**Set task:**
No pictures go into the copy. Write out exactly the lines below from the one containing "Generate a Python" through the one containing "clusters = list(range(2, 31))".

**Records for this task:**

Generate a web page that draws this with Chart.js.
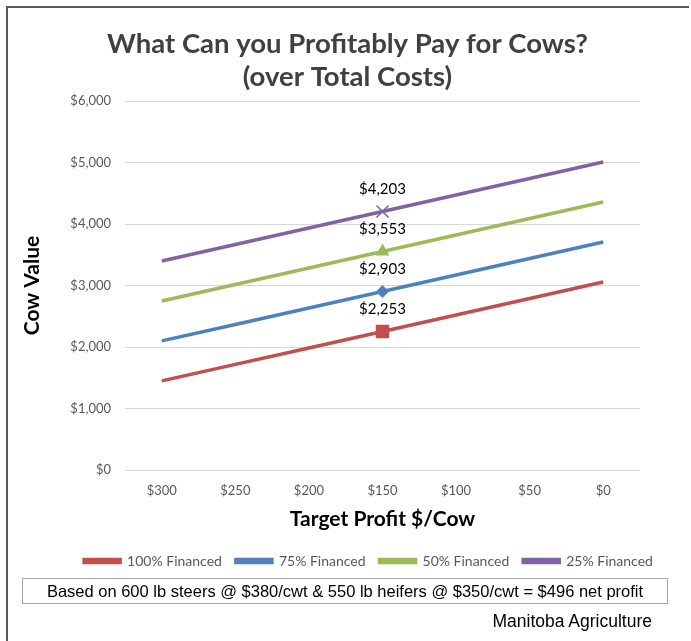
<!DOCTYPE html>
<html>
<head>
<meta charset="utf-8">
<script src="https://cdn.jsdelivr.net/npm/chart.js@4.4.1/dist/chart.umd.min.js"></script>
<style>
  body { margin: 0; background: #fff; }
  #wrap { position: relative; width: 691px; height: 641px; overflow: hidden; background: #fff; }
  #frame { position: absolute; left: 6px; top: 6px; width: 681px; height: 700px;
           border-left: 2px solid #595959; border-top: 2px solid #595959; }
  #cowChart { position: absolute; left: 0; top: 0; }
  #note { position: absolute; left: 22px; top: 578px; width: 644px; height: 24px;
          border: 1px solid #A6A6A6; font: 16.5px "Liberation Sans", Arial, sans-serif;
          color: #000; text-align: center; line-height: 24px; white-space: nowrap; }
  #source { position: absolute; right: 39px; top: 611px;
            font: 17.5px "Liberation Sans", Arial, sans-serif; color: #000; }
</style>
</head>
<body>
<div id="wrap">
  <div id="frame"></div>
  <canvas id="cowChart" width="691" height="641"></canvas>
  <div id="note">Based on 600 lb steers @ $380/cwt &amp; 550 lb heifers @ $350/cwt = $496 net profit</div>
  <div id="source">Manitoba Agriculture</div>
</div>
<script>
const targetProfit = ['$300', '$250', '$200', '$150', '$100', '$50', '$0'];

const financed100 = [1449, 1717, 1985, 2253, 2521, 2789, 3057];
const financed75 = [2099, 2367, 2635, 2903, 3171, 3439, 3707];
const financed50 = [2749, 3017, 3285, 3553, 3821, 4089, 4357];
const financed25 = [3399, 3667, 3935, 4203, 4471, 4739, 5007];

const markedIndex = 3; // only the $150 point gets a marker + label

const FONT = 'Lato, "Open Sans", sans-serif';

function money(v) {
    return '$' + Number(v).toLocaleString('en-US');
}

// radius only on the marked point
function radiusAt(r) {
    return targetProfit.map((_, i) => i === markedIndex ? r : 0);
}

// draws the "$2,253" style labels above the marked points
const pointLabels = {
    id: 'pointLabels',
    afterDatasetsDraw(chart) {
        const ctx = chart.ctx;
        ctx.save();
        ctx.font = '15px ' + FONT;
        ctx.fillStyle = '#000';
        ctx.textAlign = 'center';
        ctx.textBaseline = 'middle';
        chart.data.datasets.forEach((ds, di) => {
            const pt = chart.getDatasetMeta(di).data[markedIndex];
            ctx.fillText(money(ds.data[markedIndex]), pt.x, pt.y - 22);
        });
        ctx.restore();
    }
};

// legend sits a bit right of the title in the original
const legendShift = {
    id: 'legendShift',
    afterLayout(chart) {
        chart.legend.left += 21;
        chart.legend.right += 21;
    }
};

new Chart('cowChart', {
    type: 'line',
    data: {
        labels: targetProfit,
        datasets: [{
            label: '100% Financed',
            data: financed100,
            borderColor: '#C0504D',
            backgroundColor: '#C0504D',
            pointStyle: 'rect',
            pointRadius: radiusAt(9.5),
        }, {
            label: '75% Financed',
            data: financed75,
            borderColor: '#4F81BD',
            backgroundColor: '#4F81BD',
            pointStyle: 'rectRot',
            pointRadius: radiusAt(6.5),
        }, {
            label: '50% Financed',
            data: financed50,
            borderColor: '#9BBB59',
            backgroundColor: '#9BBB59',
            pointStyle: 'triangle',
            pointRadius: radiusAt(8),
        }, {
            label: '25% Financed',
            data: financed25,
            borderColor: '#8064A2',
            backgroundColor: '#8064A2',
            pointStyle: 'crossRot',
            pointRadius: radiusAt(8.5),
            pointBorderWidth: 1.5,
        }]
    },
    options: {
        responsive: false,
        animation: false,
        layout: { padding: { top: 28, left: 10, right: 6, bottom: 63 } },
        elements: {
            line: { borderWidth: 3.5, tension: 0 },
            point: { borderWidth: 0, hoverRadius: 0 }
        },
        scales: {
            x: {
                offset: true,
                grid: { display: false, drawTicks: false },
                border: { display: false },
                ticks: { color: '#595959', font: { family: FONT, size: 13 }, padding: 13 },
                title: {
                    display: true,
                    text: 'Target Profit $/Cow',
                    color: '#000',
                    font: { family: FONT, size: 21, weight: 'bold' },
                    padding: { top: 0, bottom: 8 }
                },
                afterFit(s) {
                    s.height = 70;
                    s.paddingRight = 51; // keeps plot right edge clear of the frame
                }
            },
            y: {
                min: 0,
                max: 6000,
                grid: { color: '#D9D9D9', lineWidth: 1, drawTicks: false },
                border: { display: false },
                ticks: {
                    stepSize: 1000,
                    color: '#595959',
                    font: { family: FONT, size: 13 },
                    padding: 14,
                    callback: v => money(v)
                },
                title: {
                    display: true,
                    text: 'Cow Value',
                    color: '#000',
                    font: { family: FONT, size: 21, weight: 'bold' },
                    padding: { top: 10, bottom: 0 }
                },
                afterFit(s) {
                    s.width = 115;
                }
            }
        },
        plugins: {
            title: {
                display: true,
                text: ['What Can you Profitably Pay for Cows?', '(over Total Costs)'],
                color: '#404040',
                font: { family: FONT, size: 27.5, weight: 'bold', lineHeight: 1.2 },
                padding: { top: 0, bottom: 7 }
            },
            legend: {
                position: 'bottom',
                labels: {
                    boxWidth: 36,
                    boxHeight: 3,
                    padding: 14,
                    color: '#595959',
                    font: { family: FONT, size: 14 }
                }
            },
            tooltip: { enabled: false }
        }
    },
    plugins: [pointLabels, legendShift]
});
</script>
</body>
</html>
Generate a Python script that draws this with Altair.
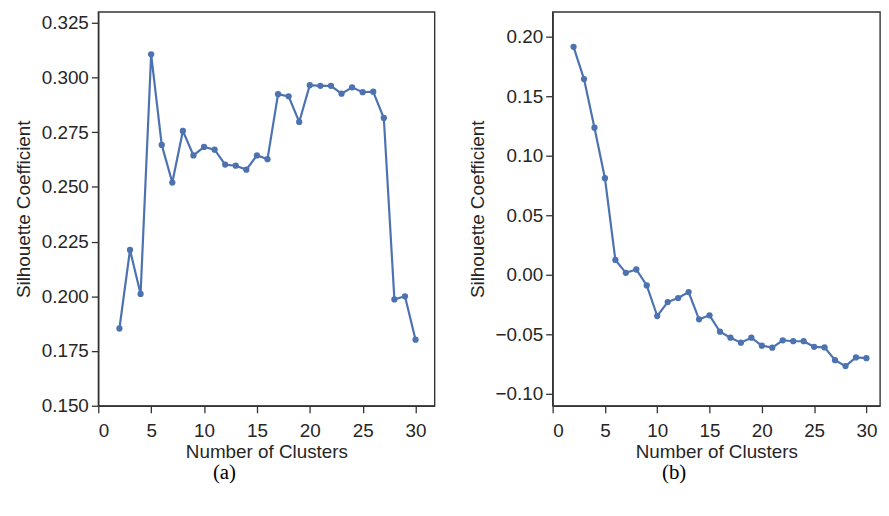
import altair as alt
import pandas as pd

clusters = list(range(2, 31))

silhouette_a = [0.1853, 0.2212, 0.2011, 0.3106, 0.2692, 0.2520, 0.2756, 0.2644,
                0.2683, 0.2670, 0.2602, 0.2597, 0.2579, 0.2644, 0.2627, 0.2924,
                0.2914, 0.2797, 0.2965, 0.2962, 0.2962, 0.2926, 0.2955, 0.2933,
                0.2935, 0.2815, 0.1986, 0.2000, 0.1802]

silhouette_b = [0.1916, 0.1645, 0.1237, 0.0812, 0.0125, 0.0017, 0.0045, -0.0089,
                -0.0346, -0.0229, -0.0195, -0.0145, -0.0374, -0.0340, -0.0478,
                -0.0528, -0.0570, -0.0528, -0.0595, -0.0612, -0.0550, -0.0558,
                -0.0558, -0.0605, -0.0610, -0.0717, -0.0767, -0.0694, -0.0700]

x_ticks = [0, 5, 10, 15, 20, 25, 30]
y_ticks_a = [0.150, 0.175, 0.200, 0.225, 0.250, 0.275, 0.300, 0.325]
y_ticks_b = [-0.10, -0.05, 0.00, 0.05, 0.10, 0.15, 0.20]

BLUE = "#4C72B0"


def panel(values, ydomain, yticks, fmt, xdomain, width, caption):
    df = pd.DataFrame({"k": clusters, "s": values})
    base = alt.Chart(df).encode(
        x=alt.X("k:Q", scale=alt.Scale(domain=xdomain, nice=False, zero=False),
                axis=alt.Axis(values=x_ticks, title="Number of Clusters", format="d",
                              labelPadding=9, titlePadding=2)),
        y=alt.Y("s:Q", scale=alt.Scale(domain=ydomain, nice=False, zero=False),
                axis=alt.Axis(values=yticks, format=fmt, title="Silhouette Coefficient")),
    )
    line = base.mark_line(color=BLUE, strokeWidth=2.2)
    pts = base.mark_circle(color=BLUE, size=40, opacity=1)
    return (line + pts).properties(
        width=width, height=397,
        title=alt.TitleParams(caption, orient="bottom", anchor="middle", frame="bounds",
                              font="Liberation Serif", fontSize=21, fontWeight="normal",
                              color="#000000", offset=1),
    )


left = panel(silhouette_a, [0.15, 0.33], y_ticks_a, ".3f", [0, 31.8], 339, "(a)")
right = panel(silhouette_b, [-0.11, 0.221], y_ticks_b, ".2f", [0, 31.3], 330, "(b)")

chart = alt.hconcat(left, right, spacing=32).properties(
    padding={"left": 5, "top": 1, "right": 0, "bottom": 0}
).configure_view(
    stroke="#333333", strokeWidth=1.4
).configure_axis(
    grid=False, domain=True, domainColor="#333333", domainWidth=1.4,
    ticks=True, tickColor="#333333", tickSize=7, tickWidth=1.3,
    labelFont="Liberation Sans", labelFontSize=19, labelColor="#262626",
    labelPadding=3,
    titleFont="Liberation Sans", titleFontSize=19, titleColor="#262626",
    titleFontWeight="normal",
).configure_axisY(titlePadding=8)

chart.save("out.html", embed_options={"renderer": "svg", "actions": False})
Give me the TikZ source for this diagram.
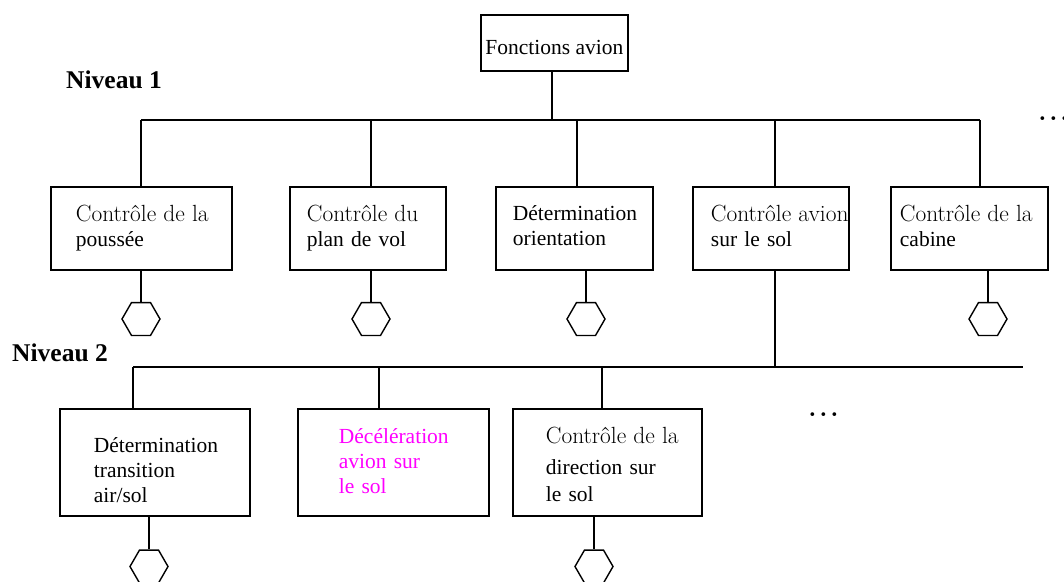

**In response:**
Generate a Python script that draws this with Altair.
import altair as alt
import pandas as pd

clusters = list(range(2, 31))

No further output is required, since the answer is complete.